A Theoretical Study on Divalent Heavier Group 14 Complexes as Promising Donor Ligands for Building Uranium–Metal Bonds

The study of metal–metal bonds is one of the important challenges in organometallic chemistry and of great significance in applied and structural chemistry. We built a series of potential complexes (Cp­SiMe3)3­U-E­(NCH­Mes)2 (E = Si, Ge, Sn, Pb) by constructing two neutral fragments [(Cp­SiMe3)3­U] and [E­(NCH­Mes)2] and investigated their structures with scalar-relativistic theoretical calculations. U–E bonds possess highly polarized U–E interactions and also strong donor–​acceptor interactions according to the analyses of MO (molecular orbital), natural charge, QTAIM (quantum theory of atoms in molecules), and ELF (electron localization function).
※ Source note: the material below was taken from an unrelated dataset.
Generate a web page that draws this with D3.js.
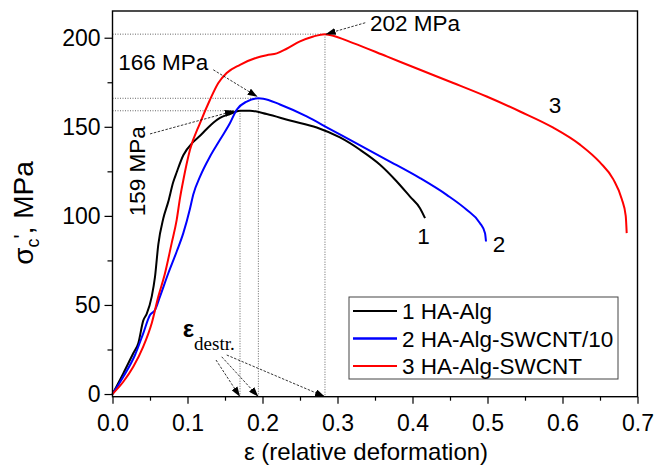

Particularly, the four U–E bonds are mainly composed of U 6d orbitals and E ns orbital, which lead to the nature of donor–​acceptor interaction between U and E atoms. These bonds are significantly different from the general uranium–​transition-metal and uranium–​main-group bonds, Moreover, the U–E bond strengths in the (Cp­SiMe3)3­U-E­(NCH­Mes)2 complexes follow the trend of U–Si > U–Sn > U–Ge > U–Pb according to the results of bond orders and EDA (energy decomposed analysis). The binding energies suggest that the four (Cp­SiMe3)3­U-E­(NCH­Mes)2 complexes are thermodynamically accessible. This work indicates that the divalent heavier group 14 complexes are promising donor ligands for building unsupported uranium–​metal bonds.